Today we often read, hear about, or otherwise discuss how being constantly connected by technology through our smart phones and other devices to social media and the Internet is diminishing our appreciation for “real” conversations and building “real” relationships in the physical world. We are encouraged to unplug and disconnect as we fight very real urges to check our phone and update our status regardless of the appropriateness of the timing.
You are Bowling Alone while simultaneously we are Alone Together and all-the-while being told that You Are Not a Gadget. The connectivity is shortening our attention spans and ruining our ability to properly use grammar. As we travel through life we are looking down instead of around us.
Some of the concerns are valid and the discussion about how we are being affected is absolutely necessary.
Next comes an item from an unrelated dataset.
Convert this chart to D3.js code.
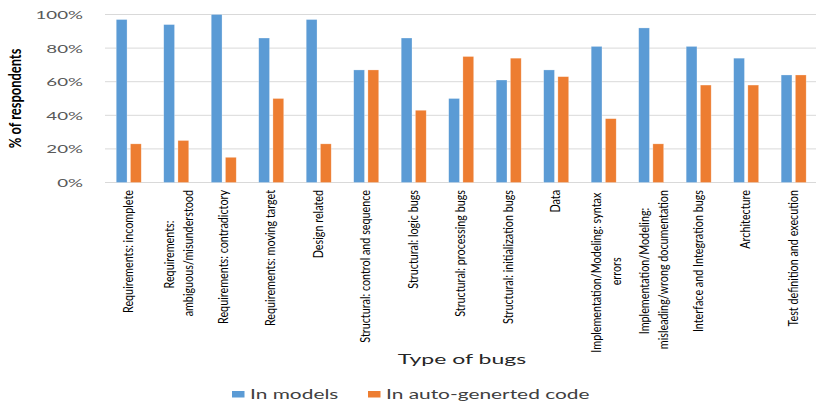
<!DOCTYPE html>
<html>
<head>
<meta charset="utf-8">
<script src="https://cdn.jsdelivr.net/npm/d3@7"></script>
<style>
  html, body { margin: 0; padding: 0; background: #fff; }
  svg { display: block; }
  text { font-family: Lato, "Open Sans", sans-serif; }
</style>
</head>
<body>
<svg id="chart" width="816" height="402"></svg>
<script>
// Bug categories ("\n" marks a wrapped label line)
const categories = [
  "Requirements: incomplete",
  "Requirements:\nambiguous/misunderstood",
  "Requirements: contradictory",
  "Requirements: moving target",
  "Design related",
  "Structural: control and sequence",
  "Structural: logic bugs",
  "Structural: processing bugs",
  "Structural: initialization bugs",
  "Data",
  "Implementation/Modeling: syntax\nerrors",
  "Implementation/Modeling:\nmisleading/wrong documentation",
  "Interface and Integration bugs",
  "Architecture",
  "Test definition and execution"
];
// % of respondents per category
const inModels   = [97, 94, 100, 86, 97, 67, 86, 50, 61, 67, 81, 92, 81, 74, 64];
const inAutoCode = [23, 25, 15, 50, 23, 67, 43, 75, 74, 63, 38, 23, 58, 58, 64];
const seriesNames = ["In models", "In auto-generted code"];
const seriesColors = ["#5b9bd5", "#ed7d31"];
const yTicks = [0, 20, 40, 60, 80, 100];
const yTitle = "% of respondents";
const xTitle = "Type of bugs";

const svg = d3.select("#chart");
const plot = { left: 105, right: 817.4, top: 14.5, bottom: 182.5 };

const x0 = d3.scaleBand()
  .domain(categories)
  .range([plot.left, plot.right])
  .paddingInner(0.4736)
  .paddingOuter(0.2368);
const x1 = d3.scaleBand()
  .domain(seriesNames)
  .range([0, x0.bandwidth()])
  .paddingInner(0.24);
const y = d3.scaleLinear().domain([0, 100]).range([plot.bottom, plot.top]);

// Stretch a text element to a multiple of its natural advance width
function stretch(sel, factor) {
  sel.each(function () {
    const w = this.getComputedTextLength();
    d3.select(this)
      .attr("textLength", w * factor)
      .attr("lengthAdjust", "spacingAndGlyphs");
  });
}

// Gridlines
svg.append("g")
  .selectAll("line")
  .data(yTicks)
  .join("line")
  .attr("x1", plot.left).attr("x2", plot.right)
  .attr("y1", d => y(d)).attr("y2", d => y(d))
  .attr("stroke", "#d9d9d9").attr("stroke-width", 1);

// Y tick labels
const yAxis = d3.axisLeft(y).tickValues(yTicks).tickFormat(d => d + "%").tickSize(0).tickPadding(0);
const gy = svg.append("g").attr("transform", `translate(${83},0)`).call(yAxis);
gy.select(".domain").remove();
gy.selectAll("text")
  .attr("fill", "#595959")
  .style("font-size", "11px")
  .style("font-family", "Lato, sans-serif")
  .attr("dy", "0.36em")
  .call(stretch, 1.7);

// Bars
const rows = categories.map((c, i) => ({ cat: c, values: [inModels[i], inAutoCode[i]] }));
const groups = svg.append("g")
  .selectAll("g")
  .data(rows)
  .join("g")
  .attr("transform", d => `translate(${x0(d.cat)},0)`);
groups.selectAll("rect")
  .data(d => d.values.map((v, k) => ({ key: seriesNames[k], v, k })))
  .join("rect")
  .attr("x", d => x1(d.key))
  .attr("width", x1.bandwidth())
  .attr("y", d => y(d.v))
  .attr("height", d => y(0) - y(d.v))
  .attr("fill", d => seriesColors[d.k])
  .attr("stroke", "#ffffff").attr("stroke-opacity", 0.45).attr("stroke-width", 0.6);

// Category labels, rotated and condensed, top-aligned under the axis
const labelTop = 190, lineGap = 19.5, labelSize = 14, labelFactor = 0.77, wrapShift = 3;
const labelG = svg.append("g");
rows.forEach(d => {
  const lines = d.cat.split("\n").map((s, i, a) => i < a.length - 1 ? s + "\u00A0" : s);
  const n = lines.length;
  const cx = x0(d.cat) + x0.bandwidth() / 2 + (n > 1 ? wrapShift : 0);
  const texts = lines.map((line, i) => {
    const t = labelG.append("text")
      .text(line)
      .style("font-size", labelSize + "px")
      .attr("fill", "#000")
      .attr("text-anchor", "middle");
    const w = t.node().getComputedTextLength() * labelFactor;
    t.attr("textLength", w).attr("lengthAdjust", "spacingAndGlyphs");
    return { t, w, i };
  });
  const maxW = d3.max(texts, o => o.w);
  texts.forEach(o => {
    const off = (o.i - (n - 1) / 2) * lineGap;
    o.t.attr("transform", `translate(${cx + off},${labelTop + maxW / 2}) rotate(-90)`)
      .attr("dy", "0.3em");
  });
});

// Y axis title
svg.append("text")
  .text(yTitle)
  .attr("transform", `translate(16,98.5) rotate(-90)`)
  .attr("text-anchor", "middle")
  .attr("dy", "0.3em")
  .style("font-size", "17px")
  .style("font-weight", "bold")
  .attr("fill", "#000")
  .call(stretch, 0.76);

// X axis title
svg.append("text")
  .text(xTitle)
  .attr("x", 462).attr("y", 364)
  .attr("text-anchor", "middle")
  .style("font-size", "13px")
  .attr("fill", "#262626")
  .call(stretch, 1.77);

// Legend
const legendX = [232, 368];
const legend = svg.append("g");
seriesNames.forEach((name, k) => {
  legend.append("rect")
    .attr("x", legendX[k]).attr("y", 391)
    .attr("width", 12.5).attr("height", 6.5)
    .attr("fill", seriesColors[k]);
  legend.append("text")
    .text(name)
    .attr("x", legendX[k] + 18).attr("y", 399)
    .style("font-size", "12.5px")
    .attr("fill", "#404040")
    .call(stretch, 1.67);
});
</script>
</body>
</html>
However, we do not focus enough on the positive impacts of these changes.
What are the upsides of looking down?
- In times that are challenging we can look to our social networks for encouragement.
- We have friends on almost every continent doing amazing things that inspire others.
- We are exposed to new ideas through casual sharing more often than in direct conversation.
- When tragedy or injustice strike anywhere in the world, we empathize immediately.
- When friends and family face tragedies like illness or death they simultaneously celebrate miracles of healing and birth.
For the latter half of the twentieth century we experienced growing apathy as we emphasized the individual and immediate family over the society. Looking down into our devices is like looking into a window that brings the entire world into your frame of vision. Because we have personal ties to all of these distant people and places we are becoming personally invested in their well being.
We are not simply looking down, we are observing the world. We are evolving and developing empathy for an ever expanding “immediate” family.